Now I wish to retrieve the fasta sequence of gene features that has been covered by the read. any suggestions on how to select the coordinates?
Additionally, if a gene feature is covered multiple fragments of reads at different coordinates without overlaps is there a way to assign alphabets to the gene feature ID?
File1:
<contig_name> <querystart> <querystop><queryID> <querystrand_direction> <featurestart> <featurestop> <featureID> <feature_strand>
input
contig 13000 14000 pac34 + 10000 16000 ID_84 +
contig 14500 15784 pac75 + 10000 16000 ID_84 +
out
contig 13000 14000 pac34 + 10000 16000 ID_84a +
contig 14500 15784 pac75 + 10000 16000 ID_84b +
You can use samtools faidx to retrieve sequences from the fasta file. http://www.htslib.org/doc/samtools-faidx.html
What do you mean by assigning alphabets?
Your file has 9 columns but your header has 8 names.

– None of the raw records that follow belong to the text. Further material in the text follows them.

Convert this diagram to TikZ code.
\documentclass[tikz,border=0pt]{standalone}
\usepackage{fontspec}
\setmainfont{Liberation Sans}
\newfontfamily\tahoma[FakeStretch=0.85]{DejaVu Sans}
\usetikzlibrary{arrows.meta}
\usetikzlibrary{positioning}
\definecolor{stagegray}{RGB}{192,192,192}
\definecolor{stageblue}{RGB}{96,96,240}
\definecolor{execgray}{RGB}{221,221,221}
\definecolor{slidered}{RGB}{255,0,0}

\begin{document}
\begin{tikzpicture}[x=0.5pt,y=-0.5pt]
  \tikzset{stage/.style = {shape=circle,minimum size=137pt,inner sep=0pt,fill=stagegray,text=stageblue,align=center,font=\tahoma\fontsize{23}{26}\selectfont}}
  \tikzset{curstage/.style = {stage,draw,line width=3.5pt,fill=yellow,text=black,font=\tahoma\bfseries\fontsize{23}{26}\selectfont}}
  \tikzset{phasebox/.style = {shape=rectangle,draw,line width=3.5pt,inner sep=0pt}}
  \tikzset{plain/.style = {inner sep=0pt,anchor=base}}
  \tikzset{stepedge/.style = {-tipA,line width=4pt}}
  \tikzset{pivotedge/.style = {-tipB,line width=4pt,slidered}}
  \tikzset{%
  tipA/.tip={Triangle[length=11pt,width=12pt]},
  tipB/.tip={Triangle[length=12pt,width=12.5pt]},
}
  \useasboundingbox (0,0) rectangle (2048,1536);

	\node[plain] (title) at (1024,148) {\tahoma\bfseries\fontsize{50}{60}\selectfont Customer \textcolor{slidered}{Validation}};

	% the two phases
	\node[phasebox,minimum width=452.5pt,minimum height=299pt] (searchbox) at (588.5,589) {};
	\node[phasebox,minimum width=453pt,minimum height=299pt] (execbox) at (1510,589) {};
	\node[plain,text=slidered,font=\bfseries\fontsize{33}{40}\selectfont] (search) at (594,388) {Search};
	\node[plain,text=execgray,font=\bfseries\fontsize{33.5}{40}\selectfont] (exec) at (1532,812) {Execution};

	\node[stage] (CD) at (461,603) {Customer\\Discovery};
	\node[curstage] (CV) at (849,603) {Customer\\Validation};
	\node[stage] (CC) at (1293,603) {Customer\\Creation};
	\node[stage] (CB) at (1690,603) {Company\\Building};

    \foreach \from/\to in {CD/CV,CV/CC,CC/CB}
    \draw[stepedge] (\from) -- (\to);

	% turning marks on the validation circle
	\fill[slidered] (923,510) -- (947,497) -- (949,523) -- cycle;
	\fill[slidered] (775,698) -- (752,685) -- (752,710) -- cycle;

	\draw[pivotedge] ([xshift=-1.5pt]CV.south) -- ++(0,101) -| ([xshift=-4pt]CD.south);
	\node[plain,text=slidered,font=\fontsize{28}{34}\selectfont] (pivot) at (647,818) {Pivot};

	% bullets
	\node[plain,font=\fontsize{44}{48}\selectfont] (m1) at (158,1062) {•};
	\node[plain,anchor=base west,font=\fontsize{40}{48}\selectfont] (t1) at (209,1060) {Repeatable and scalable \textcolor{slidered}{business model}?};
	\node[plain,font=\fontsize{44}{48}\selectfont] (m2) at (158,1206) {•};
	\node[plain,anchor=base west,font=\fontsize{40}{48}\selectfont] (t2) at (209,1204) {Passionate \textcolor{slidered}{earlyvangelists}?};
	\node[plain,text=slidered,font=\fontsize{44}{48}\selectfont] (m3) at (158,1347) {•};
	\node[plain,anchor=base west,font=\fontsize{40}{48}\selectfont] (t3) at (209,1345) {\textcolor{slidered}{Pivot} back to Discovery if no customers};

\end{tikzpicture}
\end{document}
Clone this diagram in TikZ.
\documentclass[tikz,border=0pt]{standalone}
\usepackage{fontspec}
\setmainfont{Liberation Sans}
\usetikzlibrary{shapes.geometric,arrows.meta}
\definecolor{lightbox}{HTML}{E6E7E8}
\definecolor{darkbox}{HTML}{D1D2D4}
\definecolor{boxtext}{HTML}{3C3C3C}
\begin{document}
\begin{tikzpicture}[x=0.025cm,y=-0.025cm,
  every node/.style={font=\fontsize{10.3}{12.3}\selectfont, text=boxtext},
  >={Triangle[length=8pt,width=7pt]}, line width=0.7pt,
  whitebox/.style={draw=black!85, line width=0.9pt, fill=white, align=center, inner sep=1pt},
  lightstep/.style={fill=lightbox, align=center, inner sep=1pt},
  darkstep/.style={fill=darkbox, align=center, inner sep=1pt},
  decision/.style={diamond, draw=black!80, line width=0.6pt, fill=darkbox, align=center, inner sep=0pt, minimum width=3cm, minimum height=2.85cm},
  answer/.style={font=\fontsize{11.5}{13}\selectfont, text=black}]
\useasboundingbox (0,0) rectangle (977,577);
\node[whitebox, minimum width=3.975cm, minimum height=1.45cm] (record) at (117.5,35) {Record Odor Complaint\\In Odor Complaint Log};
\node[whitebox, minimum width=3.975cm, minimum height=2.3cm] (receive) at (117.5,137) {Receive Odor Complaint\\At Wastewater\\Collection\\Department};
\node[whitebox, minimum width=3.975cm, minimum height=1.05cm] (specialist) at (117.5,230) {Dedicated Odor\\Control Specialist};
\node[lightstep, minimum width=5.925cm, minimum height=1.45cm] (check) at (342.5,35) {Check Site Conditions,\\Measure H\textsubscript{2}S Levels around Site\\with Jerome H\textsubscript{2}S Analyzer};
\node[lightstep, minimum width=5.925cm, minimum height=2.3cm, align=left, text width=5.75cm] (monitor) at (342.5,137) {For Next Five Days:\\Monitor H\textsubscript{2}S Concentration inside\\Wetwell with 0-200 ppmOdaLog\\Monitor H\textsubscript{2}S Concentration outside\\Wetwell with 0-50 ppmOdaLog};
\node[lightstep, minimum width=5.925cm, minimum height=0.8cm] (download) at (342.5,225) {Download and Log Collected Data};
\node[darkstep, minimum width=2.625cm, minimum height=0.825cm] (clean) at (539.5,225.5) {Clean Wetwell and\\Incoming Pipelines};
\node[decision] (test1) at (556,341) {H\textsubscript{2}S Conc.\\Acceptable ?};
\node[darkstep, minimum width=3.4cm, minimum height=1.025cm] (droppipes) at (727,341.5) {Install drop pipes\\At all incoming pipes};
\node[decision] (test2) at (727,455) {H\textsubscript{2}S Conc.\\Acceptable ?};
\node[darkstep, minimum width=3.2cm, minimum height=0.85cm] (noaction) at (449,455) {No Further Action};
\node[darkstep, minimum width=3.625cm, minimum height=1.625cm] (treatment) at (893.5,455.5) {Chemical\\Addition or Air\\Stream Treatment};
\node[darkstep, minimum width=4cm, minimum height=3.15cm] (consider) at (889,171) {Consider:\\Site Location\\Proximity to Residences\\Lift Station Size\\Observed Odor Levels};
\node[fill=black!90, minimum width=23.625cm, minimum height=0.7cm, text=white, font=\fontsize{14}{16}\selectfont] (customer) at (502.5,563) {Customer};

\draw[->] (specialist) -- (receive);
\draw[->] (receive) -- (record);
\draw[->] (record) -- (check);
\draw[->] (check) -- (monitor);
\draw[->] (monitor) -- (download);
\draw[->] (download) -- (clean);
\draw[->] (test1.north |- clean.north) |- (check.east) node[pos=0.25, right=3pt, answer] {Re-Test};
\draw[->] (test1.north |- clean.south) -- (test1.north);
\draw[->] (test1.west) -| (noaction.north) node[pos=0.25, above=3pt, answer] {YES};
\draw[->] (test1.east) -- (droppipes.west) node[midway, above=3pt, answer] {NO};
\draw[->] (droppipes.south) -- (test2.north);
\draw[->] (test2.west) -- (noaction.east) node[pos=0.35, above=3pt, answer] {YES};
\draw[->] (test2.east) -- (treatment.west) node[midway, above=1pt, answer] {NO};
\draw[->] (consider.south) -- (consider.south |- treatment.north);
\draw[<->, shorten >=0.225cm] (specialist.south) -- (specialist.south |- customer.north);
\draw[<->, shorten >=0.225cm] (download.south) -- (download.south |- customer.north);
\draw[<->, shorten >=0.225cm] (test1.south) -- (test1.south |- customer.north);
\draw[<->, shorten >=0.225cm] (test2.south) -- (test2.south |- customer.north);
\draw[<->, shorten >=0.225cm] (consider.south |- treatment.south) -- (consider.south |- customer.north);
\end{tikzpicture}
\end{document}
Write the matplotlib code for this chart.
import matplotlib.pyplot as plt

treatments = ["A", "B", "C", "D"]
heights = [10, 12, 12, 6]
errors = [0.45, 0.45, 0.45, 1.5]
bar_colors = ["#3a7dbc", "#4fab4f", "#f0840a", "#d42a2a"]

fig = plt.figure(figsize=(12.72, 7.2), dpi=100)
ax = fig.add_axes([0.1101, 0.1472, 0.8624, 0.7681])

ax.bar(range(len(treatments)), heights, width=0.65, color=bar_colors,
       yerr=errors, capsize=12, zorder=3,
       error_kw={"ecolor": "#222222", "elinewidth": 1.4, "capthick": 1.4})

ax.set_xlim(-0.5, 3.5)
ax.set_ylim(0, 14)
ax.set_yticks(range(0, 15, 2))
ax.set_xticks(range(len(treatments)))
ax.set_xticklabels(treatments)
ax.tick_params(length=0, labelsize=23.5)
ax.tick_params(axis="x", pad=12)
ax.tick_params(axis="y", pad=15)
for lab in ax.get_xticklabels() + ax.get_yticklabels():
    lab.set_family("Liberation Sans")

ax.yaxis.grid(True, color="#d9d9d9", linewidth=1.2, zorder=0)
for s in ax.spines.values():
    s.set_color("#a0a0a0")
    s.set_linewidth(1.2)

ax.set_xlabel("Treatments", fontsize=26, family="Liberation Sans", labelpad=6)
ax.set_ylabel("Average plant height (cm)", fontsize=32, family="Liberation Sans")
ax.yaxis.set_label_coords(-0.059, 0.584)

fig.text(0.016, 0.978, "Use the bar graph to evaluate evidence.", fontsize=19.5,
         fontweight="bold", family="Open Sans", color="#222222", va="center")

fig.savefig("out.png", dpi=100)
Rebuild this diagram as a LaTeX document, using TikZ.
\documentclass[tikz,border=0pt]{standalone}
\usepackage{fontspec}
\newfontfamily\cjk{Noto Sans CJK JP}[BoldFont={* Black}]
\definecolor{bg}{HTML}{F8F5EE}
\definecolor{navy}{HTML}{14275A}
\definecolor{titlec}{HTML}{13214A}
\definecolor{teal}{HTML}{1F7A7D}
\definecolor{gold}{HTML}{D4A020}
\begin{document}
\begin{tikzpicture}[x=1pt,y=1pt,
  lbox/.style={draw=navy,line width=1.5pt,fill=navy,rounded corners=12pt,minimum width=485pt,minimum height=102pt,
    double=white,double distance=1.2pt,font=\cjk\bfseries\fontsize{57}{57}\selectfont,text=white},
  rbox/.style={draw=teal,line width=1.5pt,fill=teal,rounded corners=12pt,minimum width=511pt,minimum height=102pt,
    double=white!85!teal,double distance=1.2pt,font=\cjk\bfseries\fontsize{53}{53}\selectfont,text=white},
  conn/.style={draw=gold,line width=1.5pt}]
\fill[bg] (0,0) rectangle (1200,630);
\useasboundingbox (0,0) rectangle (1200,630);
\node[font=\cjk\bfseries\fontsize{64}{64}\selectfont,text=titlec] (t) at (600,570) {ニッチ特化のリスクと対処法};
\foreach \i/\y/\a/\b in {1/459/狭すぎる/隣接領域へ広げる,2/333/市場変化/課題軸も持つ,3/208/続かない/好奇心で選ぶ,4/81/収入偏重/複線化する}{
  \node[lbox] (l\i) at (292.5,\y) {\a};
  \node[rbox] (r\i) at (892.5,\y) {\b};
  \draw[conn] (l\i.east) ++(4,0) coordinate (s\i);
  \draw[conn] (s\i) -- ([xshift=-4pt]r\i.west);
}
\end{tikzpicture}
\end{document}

I used getfasta to retrieve sequence however i am not sure about selecting the coordinates in case a gene feature is hit by different reads at the same location. It would mean I should compare the similarity however tools like blat/magic-blast returns identity only for a small percentage of sequence in the mapped region.
I have edited the question for the requirement.